• [Supplied data]
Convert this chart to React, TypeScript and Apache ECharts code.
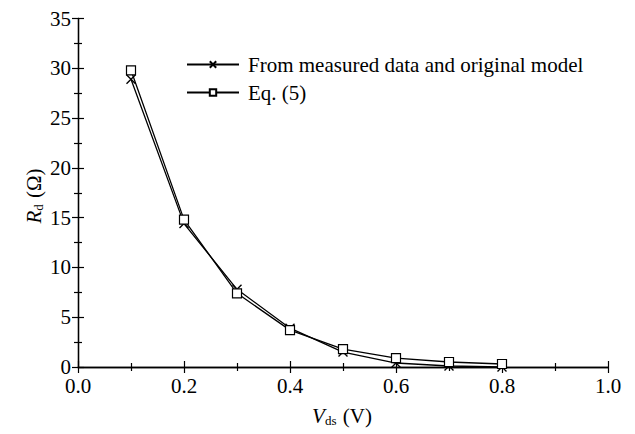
import React, { useEffect, useRef } from "react";
import * as echarts from "echarts";

const xValues = [0.1, 0.2, 0.3, 0.4, 0.5, 0.6, 0.7, 0.8];
const measured = [28.9, 14.4, 7.8, 3.9, 1.5, 0.4, 0.1, 0.0];
const eq5 = [29.8, 14.8, 7.4, 3.7, 1.8, 0.9, 0.5, 0.3];
const seriesNames = ["From measured data and original model", "Eq. (5)"];

const FONT = "Liberation Serif, Times New Roman, serif";
const crossPath = "path://M0,0L10,10M10,0L0,10";

export default function App() {
  const ref = useRef<HTMLDivElement>(null);
  useEffect(() => {
    if (!ref.current) return;
    const chart = echarts.init(ref.current, null, { renderer: "svg" });
    const axisCommon = {
      axisLine: { lineStyle: { color: "#000", width: 1.3 } },
      axisTick: { inside: true, length: 6, lineStyle: { color: "#000", width: 1.2 } },
      minorTick: { show: true, splitNumber: 2, length: 4, lineStyle: { color: "#000", width: 1.2 } },
      splitLine: { show: false },
    };
    const mk = (arr: number[]) => xValues.map((x, i) => [x, arr[i]]);
    const rich = {
      i: { fontFamily: FONT, fontSize: 21, fontStyle: "italic", color: "#000" },
      s: { fontFamily: FONT, fontSize: 13, color: "#000", padding: [9, 1, 0, 0] },
      n: { fontFamily: FONT, fontSize: 21, color: "#000" },
    };
    chart.setOption({
      animation: false,
      backgroundColor: "#fff",
      textStyle: { fontFamily: FONT },
      grid: { left: 70, right: 27, top: 9, bottom: 67, containLabel: false },
      xAxis: [
        {
          ...axisCommon,
          type: "value",
          min: 0,
          max: 1,
          interval: 0.2,
          axisLabel: {
            color: "#000",
            fontFamily: FONT,
            fontSize: 21,
            lineHeight: 18,
            margin: 10,
            formatter: (v: number) => v.toFixed(1),
          },
        },
        {
          ...axisCommon,
          type: "value",
          position: "top",
          min: 0,
          max: 1,
          interval: 0.2,
          axisLabel: { show: false },
        },
      ],
      yAxis: [
        {
          ...axisCommon,
          type: "value",
          min: 0,
          max: 35,
          interval: 5,
          axisLabel: { color: "#000", fontFamily: FONT, fontSize: 21, lineHeight: 18, margin: 7 },
        },
        {
          ...axisCommon,
          type: "value",
          position: "right",
          min: 0,
          max: 35,
          interval: 5,
          axisLabel: { show: false },
        },
      ],
      legend: {
        left: 173,
        top: 41,
        orient: "vertical",
        itemWidth: 52,
        itemHeight: 8,
        itemGap: 7,
        textStyle: { color: "#000", fontFamily: FONT, fontSize: 21, padding: [0, 0, 0, 4] },
        data: seriesNames,
      },
      series: [
        {
          name: seriesNames[0],
          type: "line",
          data: mk(measured),
          symbol: crossPath,
          symbolSize: 9,
          lineStyle: { color: "#000", width: 1.3 },
          itemStyle: { color: "#000", borderColor: "#000", borderWidth: 1.4 },
          z: 2,
        },
        {
          name: seriesNames[1],
          type: "line",
          data: mk(eq5),
          symbol: "rect",
          symbolSize: 9,
          lineStyle: { color: "#000", width: 1.3 },
          itemStyle: { color: "#fff", borderColor: "#000", borderWidth: 1.2 },
          z: 3,
        },
      ],
      graphic: [
        {
          type: "text",
          x: 334,
          y: 408,
          style: {
            text: "{i|V}{s|ds}{n| (V)}",
            align: "center",
            verticalAlign: "middle",
            fontFamily: FONT,
            rich,
          },
        },
        {
          type: "text",
          x: 26,
          y: 188,
          rotation: Math.PI / 2,
          style: {
            text: "{i|R}{s|d}{n| (Ω)}",
            align: "center",
            verticalAlign: "middle",
            fontFamily: FONT,
            rich,
          },
        },
      ],
    });
    return () => chart.dispose();
  }, []);
  return <div ref={ref} style={{ width: 627, height: 426 }} />;
}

• [Task instructions]
Every line in the data that holds "React" should be copied out.

• [Result of the exercise]
Convert this chart to React, TypeScript and Apache ECharts code.
import React, { useEffect, useRef } from "react";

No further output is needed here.